┌────────
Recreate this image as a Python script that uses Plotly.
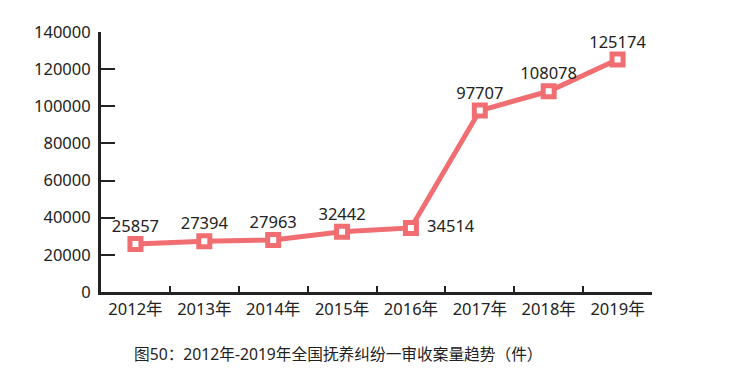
import plotly.graph_objects as go

years = ["2012年", "2013年", "2014年", "2015年", "2016年", "2017年", "2018年", "2019年"]
cases = [25857, 27394, 27963, 32442, 34514, 97707, 108078, 125174]
label_pos = ["top center", "top center", "top center", "top center", "middle right",
             "top center", "top center", "top center"]
title_text = "图50：2012年-2019年全国抚养纠纷一审收案量趋势（件）"

FONT = "Noto Sans, Noto Sans CJK SC, sans-serif"
RED = "#F06E71"
DARK = "#222222"

labels = [("\u2002" + str(v)) if p == "middle right" else str(v)
          for v, p in zip(cases, label_pos)]

fig = go.Figure()
fig.add_trace(go.Scatter(
    x=years, y=cases,
    mode="lines+markers+text",
    line=dict(color=RED, width=5),
    marker=dict(symbol="square", size=11, color="white", line=dict(color=RED, width=5)),
    text=labels,
    textposition=label_pos,
    textfont=dict(family=FONT, size=16.5, color=DARK),
    cliponaxis=False,
    showlegend=False,
))

L, T, W, H = 93, 22, 551, 262
fig.update_layout(
    width=747, height=380,
    margin=dict(l=L, r=747 - L - W, t=T, b=380 - T - H),
    paper_bgcolor="white", plot_bgcolor="white",
    font=dict(family=FONT, size=16.5, color=DARK),
    xaxis=dict(
        type="category", tickson="boundaries", ticks="inside", ticklen=6, tickwidth=2,
        tickcolor=DARK, showline=True, linecolor=DARK, linewidth=3, showgrid=False,
        zeroline=False, range=[-0.5, 7.5],
    ),
    yaxis=dict(
        range=[0, 140000], dtick=20000, ticks="inside", ticklen=14, tickwidth=2,
        tickcolor=DARK, showline=True, linecolor=DARK, linewidth=3, showgrid=False,
        zeroline=False, tickformat="d", ticklabelstandoff=4,
    ),
    annotations=[dict(
        text=title_text, xref="paper", yref="paper", x=(330.5 - L) / W, y=-0.24,
        xanchor="center", yanchor="middle", showarrow=False,
        font=dict(family=FONT, size=15.7, color=DARK),
    )],
)

fig.write_html("out.html")
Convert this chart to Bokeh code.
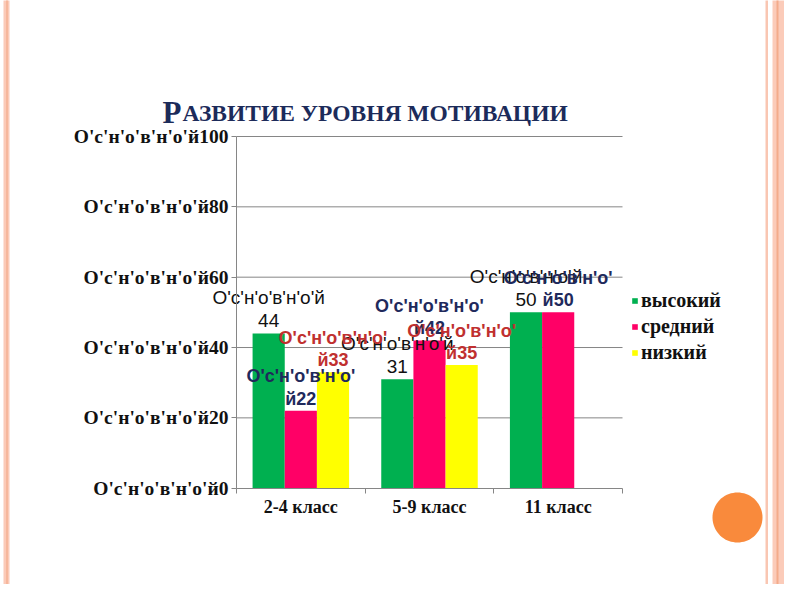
import numpy as np
from bokeh.plotting import figure
from bokeh.models import (ColumnDataSource, Range1d, FixedTicker, CustomJSTickFormatter,
                          Legend, LegendItem, Label, BoxAnnotation, PolyAnnotation)
from bokeh.transform import dodge
from bokeh.core.properties import value
from bokeh.embed import file_html
from bokeh.resources import INLINE

# ---------------- data ----------------
title_text = "Развитие уровня мотивации"
categories = ["2-4 класс", "5-9 класс", "11 класс"]
series_names = ["высокий", "средний", "низкий"]
vysokiy = [44, 31, 50]
sredniy = [22, 42, 50]
nizkiy = [33, 35, 0]
y_ticks = [0, 20, 40, 60, 80, 100]
tick_prefix = "О'с'н'о'в'н'о'й"
label_prefix = "О'с'н'о'в'н'о'"

# ---------------- styles ----------------
bar_colors = ["#00b050", "#ff0066", "#ffff00"]
label_colors = ["#111111", "#1f2a5c", "#c0302f"]
label_styles = ["normal", "bold", "bold"]
label_sizes = ["19px", "18px", "18px"]
offsets = [-0.25, 0.0, 0.25]
grid_col = "#868686"
serif = "Liberation Serif"
sans = "Liberation Sans"

W, H = 784, 584
# plot-area geometry on the canvas (pixels); the frame spans the whole canvas
fx0, fx1, fy_top, fy_bot = 236.0, 622.0, 136.0, 487.7
pxx = (fx1 - fx0) / len(categories)
pxy = (fy_bot - fy_top) / 100.0
def dx(px):
    return (px - fx0) / pxx
def dy(py):
    return (fy_bot - py) / pxy

p = figure(width=W, height=H, output_backend="svg", toolbar_location=None,
           x_range=Range1d(dx(0), dx(W)), y_range=Range1d(dy(H), dy(0)),
           min_border=0)
p.outline_line_color = None
p.background_fill_color = "white"
p.border_fill_color = "white"
p.xgrid.visible = False
p.ygrid.visible = False

# slide decorations
stripes = [(3, 9, "#fbcab8"), (5.5, 7.5, "#f6b79c"),
           (765, 767.5, "#f9c6b2"), (772, 800, "#fbcbb9"),
           (776, 778, "#f4ab8b"), (785.5, 787.5, "#f6b497")]
for a, b, c in stripes:
    p.add_layout(BoxAnnotation(left=dx(a), right=dx(b), bottom=dy(H + 50), top=dy(-50),
                               fill_color=c, fill_alpha=1, line_color=None, level="underlay"))
t = np.linspace(0, 2 * np.pi, 73)
cx, cy, rr = 737, 517, 25
p.add_layout(PolyAnnotation(xs=list(dx(cx + rr * np.cos(t))), ys=list(dy(cy + rr * np.sin(t))),
                            fill_color="#f98a3c", fill_alpha=1, line_color=None))

# horizontal gridlines over the category span
n_cat = len(categories)
p.segment(x0=[0] * (len(y_ticks) - 1), x1=[n_cat] * (len(y_ticks) - 1),
          y0=y_ticks[1:], y1=y_ticks[1:], line_color=grid_col, line_width=1)

xs = [i + 0.5 for i in range(n_cat)]
series = [vysokiy, sredniy, nizkiy]
src = ColumnDataSource(dict(x=xs, cat=categories, v0=vysokiy, v1=sredniy, v2=nizkiy))

renderers = []
for k in range(3):
    r = p.vbar(x=dodge('x', offsets[k], range=p.x_range), top=f"v{k}", width=0.25,
               source=src, fill_color=bar_colors[k], line_color=None)
    renderers.append(r)

# data labels
for k, vals in enumerate(series):
    lx, ly, lt = [], [], []
    for i, v in enumerate(vals):
        if v <= 0:
            continue
        lx.append(xs[i])
        ly.append(v)
        if k == 0:
            lt.append(f"{tick_prefix}\n{v}")
        else:
            lt.append(f"{label_prefix}\nй{v}")
    ls = ColumnDataSource(dict(x=lx, y=ly, text=lt))
    p.text(x=dodge('x', offsets[k], range=p.x_range), y='y', text='text', source=ls,
           text_align="center", text_baseline="bottom", y_offset=-2,
           text_font=value(sans), text_font_size=label_sizes[k], text_font_style=label_styles[k],
           text_color=label_colors[k], text_line_height=1.12)

# axes (fixed at the plot-area edges)
p.yaxis.fixed_location = 0
p.yaxis.bounds = (0, 100)
p.yaxis.ticker = FixedTicker(ticks=y_ticks)
p.yaxis.formatter = CustomJSTickFormatter(args=dict(prefix=tick_prefix),
                                          code="return prefix + tick.toFixed(0);")
p.yaxis.major_label_text_font = serif
p.yaxis.major_label_text_font_style = "bold"
p.yaxis.major_label_text_font_size = "19.5px"
p.yaxis.major_label_text_color = "#111111"
p.yaxis.major_tick_out = 5
p.yaxis.major_tick_in = 0
p.yaxis.minor_tick_out = 0
p.yaxis.minor_tick_in = 0
p.yaxis.major_label_standoff = 3
p.yaxis.axis_line_color = grid_col
p.yaxis.major_tick_line_color = grid_col

p.xaxis.fixed_location = 0
p.xaxis.bounds = (0, n_cat)
p.xaxis.ticker = FixedTicker(ticks=xs, minor_ticks=list(range(n_cat + 1)))
p.xaxis.formatter = CustomJSTickFormatter(args=dict(cats=categories),
                                          code="return cats[Math.floor(tick)];")
p.xaxis.major_label_text_font = serif
p.xaxis.major_label_text_font_style = "bold"
p.xaxis.major_label_text_font_size = "18px"
p.xaxis.major_label_text_color = "#111111"
p.xaxis.major_tick_out = 0
p.xaxis.major_tick_in = 0
p.xaxis.minor_tick_out = 5
p.xaxis.minor_tick_in = 0
p.xaxis.minor_tick_line_color = grid_col
p.xaxis.axis_line_color = grid_col
p.xaxis.major_label_standoff = 4

# legend
legend = Legend(items=[LegendItem(label=series_names[k], renderers=[renderers[k]]) for k in range(3)],
                location=(631, H - 364), glyph_width=7, glyph_height=7,
                label_text_font=serif, label_text_font_style="bold",
                label_text_font_size="20px", label_text_color="#111111",
                label_height=22, spacing=3, padding=0, margin=0, label_standoff=3,
                border_line_color=None, background_fill_alpha=0)
p.add_layout(legend)

# title (small caps)
title_col = "#1c2b5a"
p.add_layout(Label(x=dx(162), y=dy(112), text=title_text[0], text_font=serif,
                   text_font_style="bold", text_font_size="31px", text_color=title_col,
                   text_baseline="alphabetic", text_align="left"))
p.add_layout(Label(x=dx(182), y=dy(112), text=title_text[1:].upper(), text_font=serif,
                   text_font_style="bold", text_font_size="23.5px", text_color=title_col,
                   text_baseline="alphabetic", text_align="left"))

open("out.html", "w").write(file_html(p, INLINE))
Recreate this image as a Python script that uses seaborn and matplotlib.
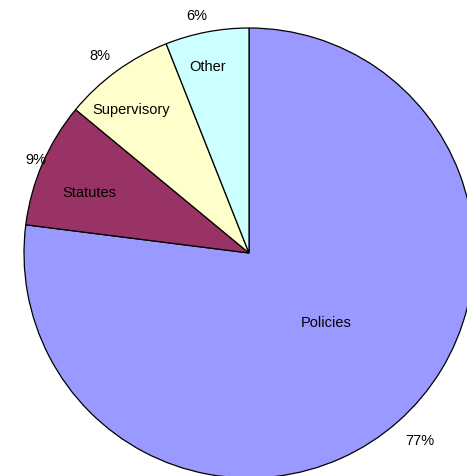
import matplotlib
matplotlib.use("Agg")
import matplotlib.pyplot as plt
import seaborn as sns
import numpy as np

categories = ["Policies", "Statutes", "Supervisory", "Other"]
values = [77, 9, 8, 6]
pct_labels = ["77%", "9%", "8%", "6%"]
colors = ["#9999FF", "#993366", "#FFFFCC", "#CCFFFF"]

sns.set_theme(style="white")
plt.rcParams['font.family'] = ['Liberation Sans', 'DejaVu Sans']

W, H = 467, 477
fig = plt.figure(figsize=(W / 100, H / 100), dpi=100)
cx, cy, r = 249, 254, 225
ax = fig.add_axes([(cx - r) / W, (H - cy - r) / H, 2 * r / W, 2 * r / H])
ax.set_axis_off()

wedges, _ = ax.pie(values, colors=colors, startangle=90, counterclock=False,
                   radius=1, wedgeprops=dict(edgecolor="black", linewidth=0.9))
ax.set_xlim(-1, 1)
ax.set_ylim(-1, 1)
for w in wedges:
    w.set_clip_on(False)

# label placement (distance in radius units, angular offset in degrees)
cat_dist = [0.46, 0.761, 0.827, 0.852]
cat_off = [6.6, 2.4, 3.3, 1.6]
pct_dist = [1.123, 1.035, 1.101, 1.084]
pct_off = [1.0, -0.4, 1.0, 1.6]

for i, w in enumerate(wedges):
    mid = (w.theta1 + w.theta2) / 2
    a = np.deg2rad(mid + cat_off[i])
    ax.text(cat_dist[i] * np.cos(a), cat_dist[i] * np.sin(a), categories[i],
            ha="center", va="center", fontsize=10.5, color="black")
    b = np.deg2rad(mid + pct_off[i])
    ax.text(pct_dist[i] * np.cos(b), pct_dist[i] * np.sin(b), pct_labels[i],
            ha="center", va="center", fontsize=10.5, color="black", clip_on=False)

fig.savefig("out.png", dpi=100, facecolor="white")
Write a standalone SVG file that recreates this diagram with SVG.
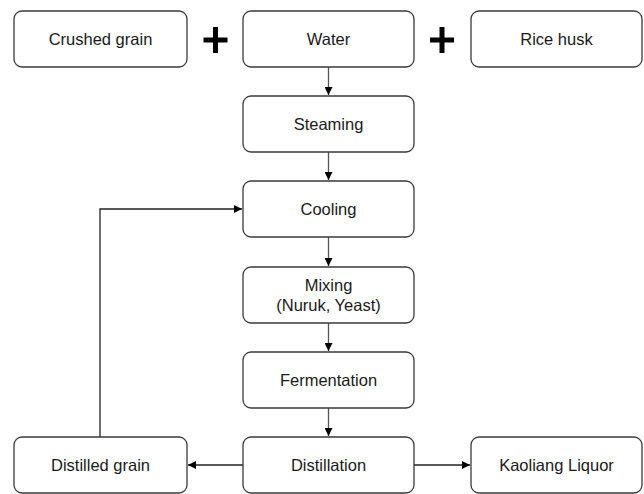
<svg xmlns="http://www.w3.org/2000/svg" width="644" height="494" viewBox="0 0 644 494">
<style>
.box{fill:#fff;stroke:#3a3a3a;stroke-width:1.3}
.t{font-family:"Liberation Sans",Arial,sans-serif;font-size:16.5px;fill:#1a1a1a;text-anchor:middle;dominant-baseline:central}
.c{fill:none;stroke:#222;stroke-width:1.3}
.v{stroke:#555}
.plus{stroke:#000;stroke-width:5;fill:none}
</style>
<defs>
<marker id="ah" viewBox="0 0 10 10" refX="10" refY="5" markerWidth="8" markerHeight="8" markerUnits="userSpaceOnUse" orient="auto">
<path d="M0,0 L10,5 L0,10 Z" fill="#000"/>
</marker>
</defs>
<rect width="644" height="494" fill="#fff"/>
<g id="connectors">
<path class="c v" d="M328.5,67 V95" marker-end="url(#ah)"/>
<path class="c v" d="M328.5,152 V180" marker-end="url(#ah)"/>
<path class="c v" d="M328.5,237 V266" marker-end="url(#ah)"/>
<path class="c v" d="M328.5,323 V351" marker-end="url(#ah)"/>
<path class="c v" d="M328.5,408 V436" marker-end="url(#ah)"/>
<path class="c" d="M243,465 H188" marker-end="url(#ah)"/>
<path class="c" d="M414,465 H470" marker-end="url(#ah)"/>
<path class="c" d="M100,437 V209 H242" marker-end="url(#ah)"/>
</g>
<g id="plus1"><path class="plus" d="M203.5,40 H227.5 M215.5,27 V53"/></g>
<g id="plus2"><path class="plus" d="M430,40 H454 M442,27 V53"/></g>
<g id="crushed"><rect class="box" x="14" y="11" width="173" height="56" rx="8"/><text class="t" x="100.5" y="39">Crushed grain</text></g>
<g id="water"><rect class="box" x="243" y="11" width="171" height="56" rx="8"/><text class="t" x="328.5" y="39">Water</text></g>
<g id="ricehusk"><rect class="box" x="471" y="11" width="171" height="56" rx="8"/><text class="t" x="556.5" y="39">Rice husk</text></g>
<g id="steaming"><rect class="box" x="243" y="96" width="171" height="56" rx="8"/><text class="t" x="328.5" y="124">Steaming</text></g>
<g id="cooling"><rect class="box" x="243" y="181" width="171" height="56" rx="8"/><text class="t" x="328.5" y="209">Cooling</text></g>
<g id="mixing"><rect class="box" x="243" y="267" width="171" height="56" rx="8"/><text class="t" x="328.5" y="285">Mixing</text><text class="t" x="328.5" y="305">(Nuruk, Yeast)</text></g>
<g id="fermentation"><rect class="box" x="243" y="352" width="171" height="56" rx="8"/><text class="t" x="328.5" y="380">Fermentation</text></g>
<g id="distillation"><rect class="box" x="243" y="437" width="171" height="56" rx="8"/><text class="t" x="328.5" y="465">Distillation</text></g>
<g id="distilledgrain"><rect class="box" x="14" y="437" width="173" height="56" rx="8"/><text class="t" x="100.5" y="465">Distilled grain</text></g>
<g id="kaoliang"><rect class="box" x="471" y="437" width="171" height="56" rx="8"/><text class="t" x="556.5" y="465">Kaoliang Liquor</text></g>
</svg>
└────────
Which lines contain "that"? Copy each of them out.

ANSWER TO THE PROBLEM>
Recreate this image as a Python script that uses Plotly.
Recreate this image as a Python script that uses seaborn and matplotlib.
Write a standalone SVG file that recreates this diagram with SVG.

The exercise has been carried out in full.